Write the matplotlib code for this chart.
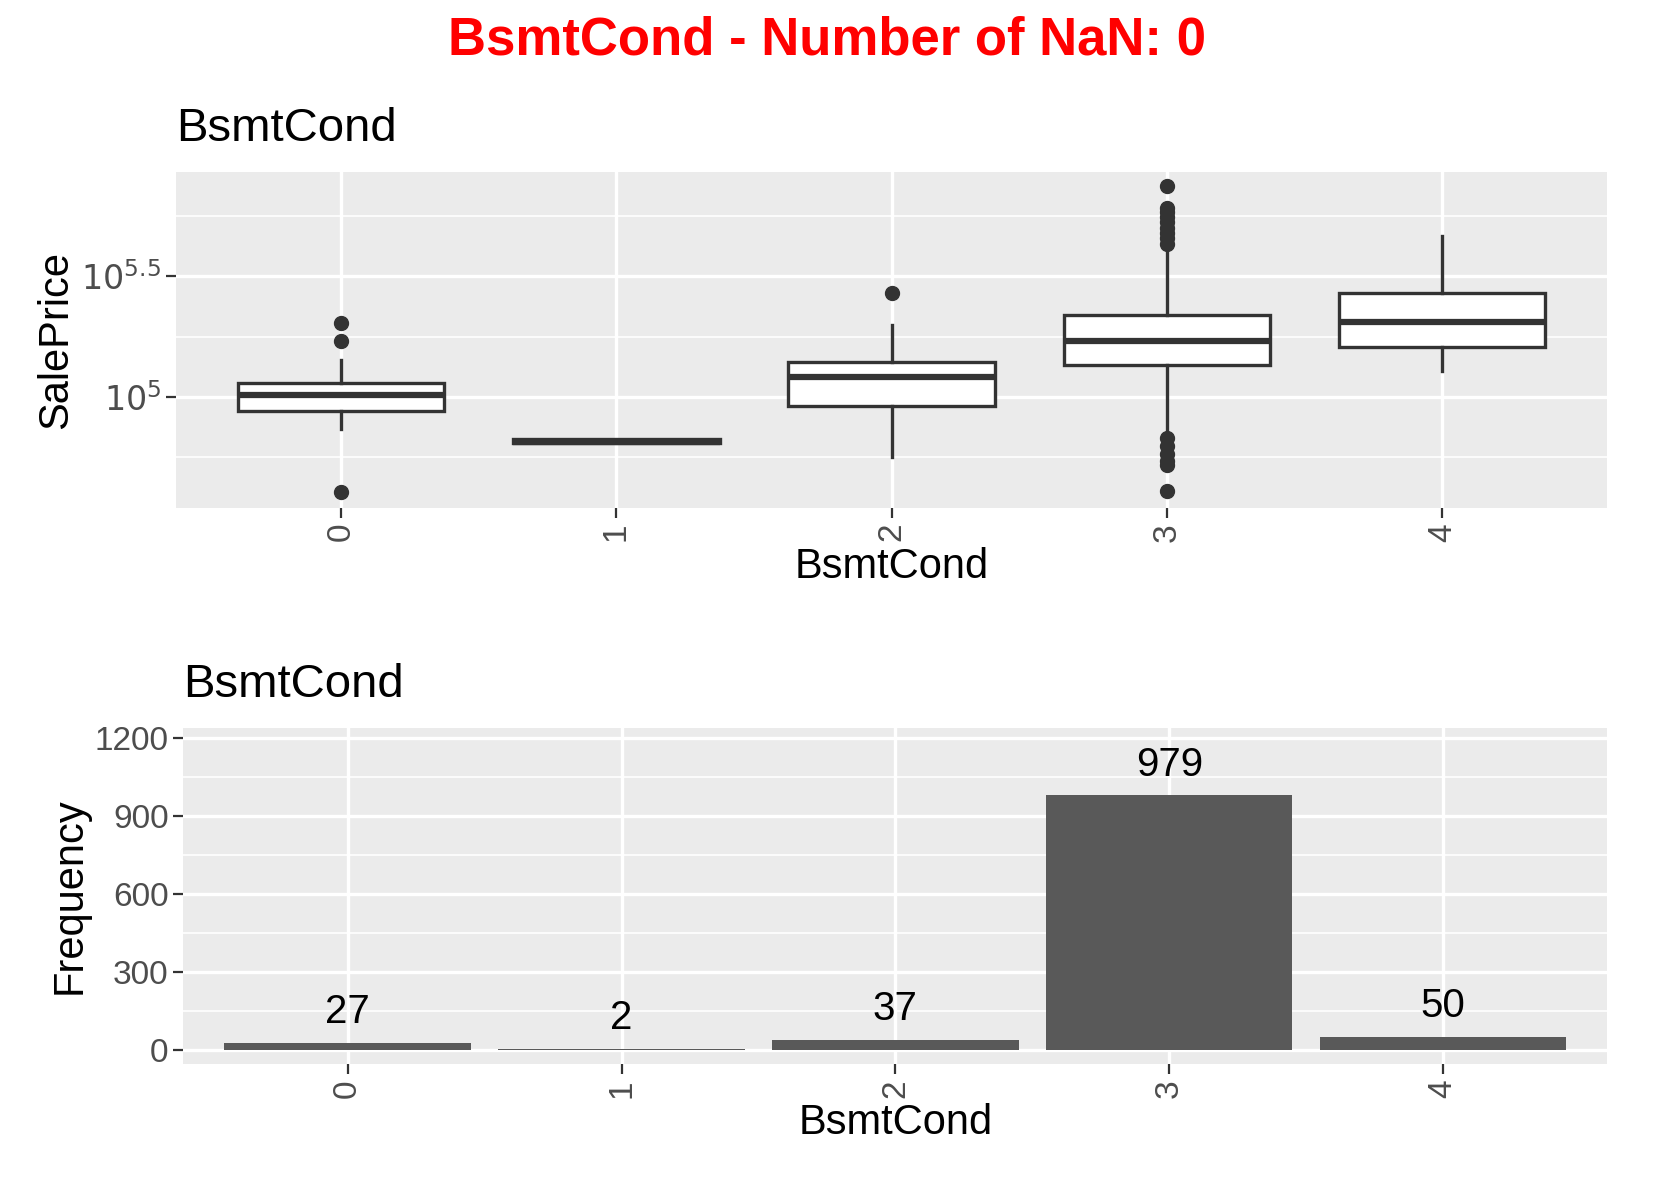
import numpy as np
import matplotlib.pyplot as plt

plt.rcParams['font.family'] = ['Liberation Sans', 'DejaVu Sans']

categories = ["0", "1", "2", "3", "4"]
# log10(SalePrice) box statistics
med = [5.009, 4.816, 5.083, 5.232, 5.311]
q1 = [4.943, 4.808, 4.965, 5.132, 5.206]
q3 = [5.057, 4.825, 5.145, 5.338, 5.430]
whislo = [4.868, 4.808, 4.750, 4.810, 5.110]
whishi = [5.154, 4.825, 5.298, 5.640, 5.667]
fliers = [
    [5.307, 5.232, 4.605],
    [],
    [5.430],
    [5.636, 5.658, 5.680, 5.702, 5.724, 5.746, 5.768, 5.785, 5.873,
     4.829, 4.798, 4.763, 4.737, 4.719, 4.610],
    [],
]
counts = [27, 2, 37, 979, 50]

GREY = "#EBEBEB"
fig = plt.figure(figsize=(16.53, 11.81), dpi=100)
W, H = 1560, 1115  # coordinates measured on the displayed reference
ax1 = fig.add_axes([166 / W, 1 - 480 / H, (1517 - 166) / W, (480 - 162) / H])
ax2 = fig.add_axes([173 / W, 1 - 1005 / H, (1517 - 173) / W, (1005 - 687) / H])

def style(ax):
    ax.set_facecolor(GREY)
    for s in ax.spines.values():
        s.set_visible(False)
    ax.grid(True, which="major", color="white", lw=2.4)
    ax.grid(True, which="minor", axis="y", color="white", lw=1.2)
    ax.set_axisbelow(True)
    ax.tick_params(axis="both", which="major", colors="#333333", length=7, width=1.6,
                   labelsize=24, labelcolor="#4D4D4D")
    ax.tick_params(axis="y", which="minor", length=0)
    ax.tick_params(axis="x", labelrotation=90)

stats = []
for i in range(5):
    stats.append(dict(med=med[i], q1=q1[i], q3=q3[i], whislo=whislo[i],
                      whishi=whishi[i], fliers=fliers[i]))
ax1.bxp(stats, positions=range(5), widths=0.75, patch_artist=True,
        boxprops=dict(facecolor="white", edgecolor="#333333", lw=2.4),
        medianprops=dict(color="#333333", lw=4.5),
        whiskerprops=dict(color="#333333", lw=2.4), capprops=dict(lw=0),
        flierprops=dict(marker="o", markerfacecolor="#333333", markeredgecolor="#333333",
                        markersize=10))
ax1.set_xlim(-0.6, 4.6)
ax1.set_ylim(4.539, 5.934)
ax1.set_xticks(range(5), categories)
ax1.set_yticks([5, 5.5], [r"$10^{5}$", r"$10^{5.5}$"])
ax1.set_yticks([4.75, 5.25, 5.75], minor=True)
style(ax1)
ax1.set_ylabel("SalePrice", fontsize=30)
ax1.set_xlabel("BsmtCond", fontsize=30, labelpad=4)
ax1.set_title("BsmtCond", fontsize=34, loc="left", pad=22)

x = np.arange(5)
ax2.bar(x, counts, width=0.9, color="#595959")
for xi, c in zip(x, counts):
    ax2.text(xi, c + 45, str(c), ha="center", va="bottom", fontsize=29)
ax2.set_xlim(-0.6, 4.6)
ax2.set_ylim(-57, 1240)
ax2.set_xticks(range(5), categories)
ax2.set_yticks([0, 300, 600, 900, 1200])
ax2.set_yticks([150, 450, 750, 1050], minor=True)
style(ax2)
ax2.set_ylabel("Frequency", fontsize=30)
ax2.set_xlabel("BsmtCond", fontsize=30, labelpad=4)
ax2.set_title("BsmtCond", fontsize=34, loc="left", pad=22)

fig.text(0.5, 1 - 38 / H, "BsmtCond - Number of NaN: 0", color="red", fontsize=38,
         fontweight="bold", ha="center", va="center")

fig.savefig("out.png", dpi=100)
★ ★ ★ ★
STATED EXERCISE
Reproduce all of the data exactly, omitting each picture it holds.

CORRECT RESPONSE
Write the matplotlib code for this chart.
import numpy as np
import matplotlib.pyplot as plt

plt.rcParams['font.family'] = ['Liberation Sans', 'DejaVu Sans']

categories = ["0", "1", "2", "3", "4"]
# log10(SalePrice) box statistics
med = [5.009, 4.816, 5.083, 5.232, 5.311]
q1 = [4.943, 4.808, 4.965, 5.132, 5.206]
q3 = [5.057, 4.825, 5.145, 5.338, 5.430]
whislo = [4.868, 4.808, 4.750, 4.810, 5.110]
whishi = [5.154, 4.825, 5.298, 5.640, 5.667]
fliers = [
    [5.307, 5.232, 4.605],
    [],
    [5.430],
    [5.636, 5.658, 5.680, 5.702, 5.724, 5.746, 5.768, 5.785, 5.873,
     4.829, 4.798, 4.763, 4.737, 4.719, 4.610],
    [],
]
counts = [27, 2, 37, 979, 50]

GREY = "#EBEBEB"
fig = plt.figure(figsize=(16.53, 11.81), dpi=100)
W, H = 1560, 1115  # coordinates measured on the displayed reference
ax1 = fig.add_axes([166 / W, 1 - 480 / H, (1517 - 166) / W, (480 - 162) / H])
ax2 = fig.add_axes([173 / W, 1 - 1005 / H, (1517 - 173) / W, (1005 - 687) / H])

def style(ax):
    ax.set_facecolor(GREY)
    for s in ax.spines.values():
        s.set_visible(False)
    ax.grid(True, which="major", color="white", lw=2.4)
    ax.grid(True, which="minor", axis="y", color="white", lw=1.2)
    ax.set_axisbelow(True)
    ax.tick_params(axis="both", which="major", colors="#333333", length=7, width=1.6,
                   labelsize=24, labelcolor="#4D4D4D")
    ax.tick_params(axis="y", which="minor", length=0)
    ax.tick_params(axis="x", labelrotation=90)

stats = []
for i in range(5):
    stats.append(dict(med=med[i], q1=q1[i], q3=q3[i], whislo=whislo[i],
                      whishi=whishi[i], fliers=fliers[i]))
ax1.bxp(stats, positions=range(5), widths=0.75, patch_artist=True,
        boxprops=dict(facecolor="white", edgecolor="#333333", lw=2.4),
        medianprops=dict(color="#333333", lw=4.5),
        whiskerprops=dict(color="#333333", lw=2.4), capprops=dict(lw=0),
        flierprops=dict(marker="o", markerfacecolor="#333333", markeredgecolor="#333333",
                        markersize=10))
ax1.set_xlim(-0.6, 4.6)
ax1.set_ylim(4.539, 5.934)
ax1.set_xticks(range(5), categories)
ax1.set_yticks([5, 5.5], [r"$10^{5}$", r"$10^{5.5}$"])
ax1.set_yticks([4.75, 5.25, 5.75], minor=True)
style(ax1)
ax1.set_ylabel("SalePrice", fontsize=30)
ax1.set_xlabel("BsmtCond", fontsize=30, labelpad=4)
ax1.set_title("BsmtCond", fontsize=34, loc="left", pad=22)

x = np.arange(5)
ax2.bar(x, counts, width=0.9, color="#595959")
for xi, c in zip(x, counts):
    ax2.text(xi, c + 45, str(c), ha="center", va="bottom", fontsize=29)
ax2.set_xlim(-0.6, 4.6)
ax2.set_ylim(-57, 1240)
ax2.set_xticks(range(5), categories)
ax2.set_yticks([0, 300, 600, 900, 1200])
ax2.set_yticks([150, 450, 750, 1050], minor=True)
style(ax2)
ax2.set_ylabel("Frequency", fontsize=30)
ax2.set_xlabel("BsmtCond", fontsize=30, labelpad=4)
ax2.set_title("BsmtCond", fontsize=34, loc="left", pad=22)

fig.text(0.5, 1 - 38 / H, "BsmtCond - Number of NaN: 0", color="red", fontsize=38,
         fontweight="bold", ha="center", va="center")

fig.savefig("out.png", dpi=100)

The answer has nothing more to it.